Try putting yourself in her shoes

David Byrne’s odd new project: a disco opera with Fatboy Slim on the life of Imelda Marcos

Elio Iannacci
Try putting yourself in her shoes
Photo Illustation by Bradley Reinhardt

If David Byrne gets his way, Imelda Marcos will be the next Evita Peron. Or at least an off-Broadway version of the political icon. Byrne and music producer Norman Cook (a.k.a. Fatboy Slim) have released a two-disc concept album called Here Lies Love. The collection—also available in an edition featuring a booklet and a DVD with six music videos—centres on the scandalous life and times of the wife of former dictator Ferdinand Marcos. Depending on how you look at it, the timing couldn’t be better, or worse. Now 80 years old, Marcos, who returned to her homeland in 1991 after her exile in 1986, is seeking a parliament seat in Ilocos Norte in the northern Philippines.

The album will surprise fans of Byrne’s solo efforts or his work with the Talking Heads. Sounding like an amphetamine-spiked disco opera, it features 20 female singers (Byrne sings on a few tracks too) and reflects Marcos’s lavish Studio 54-soaked tastes (think bass-heavy torch songs amplified by vocalists such as Cyndi Lauper, Tori Amos, Natalie Merchant, Martha Wainwright and the B-52s’ Kate Pierson). Byrne divides Imelda’s biography into 22 tracks. The first CD explores Marcos’s poverty-stricken youth and fictionalizes her transformation from beauty queen to political wife. The second focuses on the pair’s Dynasty-like spiral into excess and corruption. (One track, Order 1081, is about the tragic repercussions of Ferdinand’s decree of martial law in 1972.)

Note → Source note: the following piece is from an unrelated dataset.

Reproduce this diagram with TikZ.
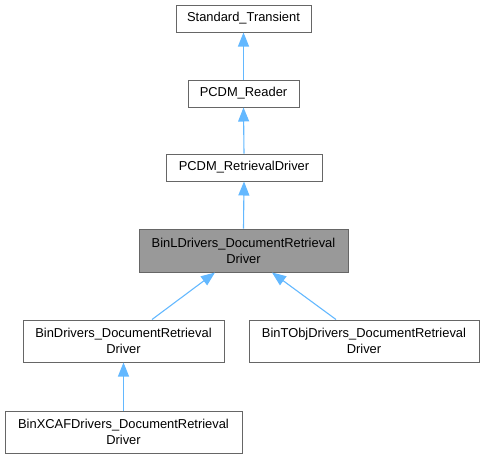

It was Marcos’s love of the nightlife that motivated Byrne to pen the libretto. “I read about Imelda’s fondness of disco seven years ago and it immediately made me conceptualize her life on stage,” Byrne says over the phone from his office in New York City. “Those ’70s and ’80s dance hits expressed this romantic, larger-than-life, transcendent feeling of joy and opulence. She related to all that.” In fact, Marcos was so smitten by the boogie that she had custom-built discotheques—with mirror balls and dance floors—constructed in a few of her homes (reportedly using tax dollars).

Byrne decided to ignore what he calls the “high-heeled elephant in the room”—all those shoes confiscated from the palace after the couple was exiled to Hawaii in 1986. “I had to get people past the 3,000 shoes,” he says, “because I thought it would end up turning her into a one-note joke. Instead I decided to empathize with her feeling like an outsider. She was going to force people to like her and charm them to get her way.”

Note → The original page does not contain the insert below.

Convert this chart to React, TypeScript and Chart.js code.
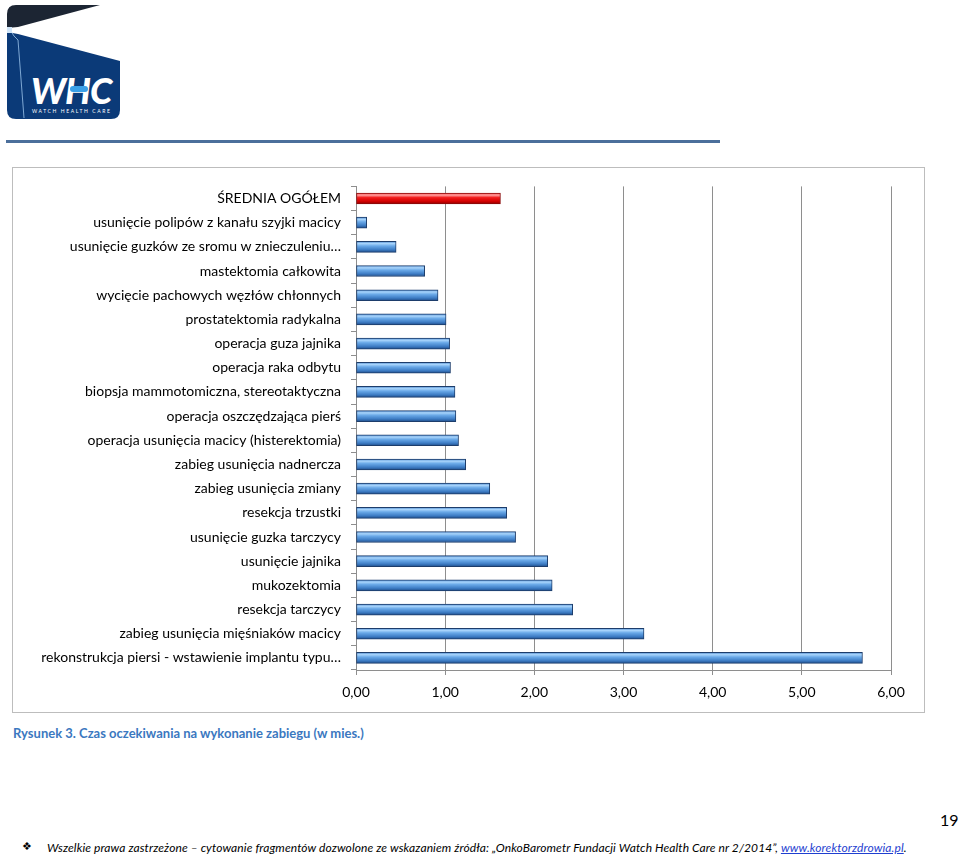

One challenge was getting past the Marcos mythology. “They were pop stars in their own right and knew how to manipulate images,” says Byrne. “They used John F. and Jackie Kennedy as models, and set up Life magazine photo shoots, which tried to mirror America’s Camelot couple.” For lyrical inspiration, Byrne collected speeches and quotes from interviews. “Some of Imelda’s quotes say so much. They were gifts,” he says. On Please Don’t, electro singer Santigold sings, “Don’t let them look down on us / Like they used to do to me.” Imelda was referring to her hardscrabble childhood, Byrne says—and to her country’s place in the world. On Don’t You Agree, Irish-born Roisin Murphy roars out lyrics such as “Who stood up to the Japanese? / Who cares about the Philippines?”

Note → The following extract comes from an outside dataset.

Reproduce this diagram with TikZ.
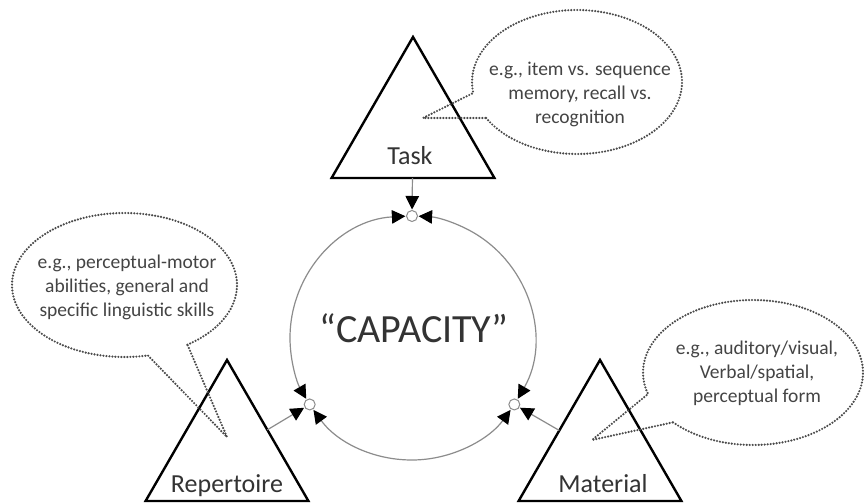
\documentclass[tikz,border=0pt]{standalone}
\usepackage{fontspec}
\setmainfont{Carlito}
\usetikzlibrary{shapes.geometric,arrows.meta}
\definecolor{txt}{HTML}{333333}
\definecolor{notetxt}{HTML}{444444}
\definecolor{ringc}{HTML}{8C8C8C}
\definecolor{dotc}{HTML}{4A4A4A}
\begin{document}
\begin{tikzpicture}[x=1pt,y=1pt,
  >={Triangle[length=13.5pt,width=13.5pt,color=black]},
  tri/.style={regular polygon, regular polygon sides=3, minimum size=188pt, inner sep=0pt, outer sep=0pt, draw=black, line width=2.4pt},
  lbl/.style={font=\fontsize{26}{30}\selectfont, text=txt, anchor=base, inner sep=0pt},
  note/.style={font=\fontsize{19.5}{24}\selectfont, text=notetxt, align=center, inner sep=0pt},
  bubble/.style={draw=dotc, line width=2.4pt, dash pattern=on 0pt off 3pt, line cap=round, line join=round},
  junc/.style={circle, draw=ringc, fill=white, minimum size=11pt, inner sep=0pt, line width=1pt},
  ring/.style={draw=ringc, line width=1.2pt, <->},
  conn/.style={draw=ringc, line width=1.2pt, ->, shorten >=0.5pt}]
\fill[white] (0,0) rectangle (864,503);
\useasboundingbox (0,0) rectangle (864,503);
% centre of the capacity ring
\coordinate (C) at (412,165);
% triangles
\node[tri] (task) at (413,372) {};
\node[tri] (rep) at (227,49) {};
\node[tri] (mat) at (600,49) {};
\node[lbl] (tasklbl) at (410,338) {Task};
\node[lbl] (replbl) at (227,11) {Repertoire};
\node[lbl] (matlbl) at (603,11) {Material};
% ring arcs
\draw[ring] ([shift={(93.1:122)}]C) arc[start angle=93.1, end angle=209.9, radius=122];
\draw[ring] ([shift={(216.1:122)}]C) arc[start angle=216.1, end angle=323.9, radius=122];
\draw[ring] ([shift={(330.1:122)}]C) arc[start angle=330.1, end angle=446.9, radius=122];
% junctions
\node[junc] (jT) at ([shift={(90:122)}]C) {};
\node[junc] (jL) at ([shift={(213:122)}]C) {};
\node[junc] (jR) at ([shift={(327:122)}]C) {};
\draw[conn] (task) -- (jT);
\draw[conn] (rep) -- (jL);
\draw[conn] (mat) -- (jR);
\node[font=\fontsize{40}{48}\selectfont, text=txt, anchor=base, inner sep=0pt] (cap) at (414,160) {“CAPACITY”};
% callouts
\coordinate (tipT) at (423,385);
\coordinate (tipL) at (227,66);
\coordinate (tipR) at (592,63);
\draw[bubble] ([shift={(210:105 and 72)}]577,421) arc[start angle=210, end angle=548.8, x radius=105, y radius=72] -- (tipT) -- cycle;
\draw[bubble] ([shift={(304:112.5 and 72)}]124.5,218) arc[start angle=304, end angle=642, x radius=112.5, y radius=72] -- (tipL) -- cycle;
\draw[bubble] ([shift={(223.4:110 and 72.5)}]753,130.5) arc[start angle=223.4, end angle=557.3, x radius=110, y radius=72.5] -- (tipR) -- cycle;
\node[note] (noteT) at (580,409) {e.g., item vs. sequence\\memory, recall vs.\\recognition};
\node[note] (noteL) at (127,216) {e.g., perceptual-motor\\abilities, general and\\specific linguistic skills};
\node[note] (noteR) at (757,130) {e.g., auditory/visual,\\Verbal/spatial,\\perceptual form};
\end{tikzpicture}
\end{document}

Fatboy Slim produced the music; Byrne took a hands-on approach with everything else, including the vocal direction. He chose the singers: “I knew Madonna and Lady Gaga were out of my league but I asked Donna Summer and Gloria Gaynor. Both said no—the project was too politically charged.” Each singer got a preparation package. “For people like Cyndi Lauper,” he says, “I analyzed each lyric and broke it down line by line because she wanted me to. It took hours.”

The title track, says U.K.-based pop star Florence Welch via phone from London, involved the most work she’s ever done for a song. “Before I got into the studio, I researched Imelda’s life and ended up treating the song the same way a method actor would deal with a role. The song was a little creepy, since Imelda actually wants the words ‘here lies love’ engraved on her tombstone.”

Now that the project has taken off—a musical with New York’s Public Theater is in the works—does Byrne have his eye on other political heavyweights in heels? “I don’t think Michelle Obama, Hillary Clinton or Margaret Trudeau have the tragic Cinderella story for a full-blown opera,” Byrne says. “Sarah Palin would be a natural choice for a country musical, but she has so much more life to live and I don’t think I am the one to write it.”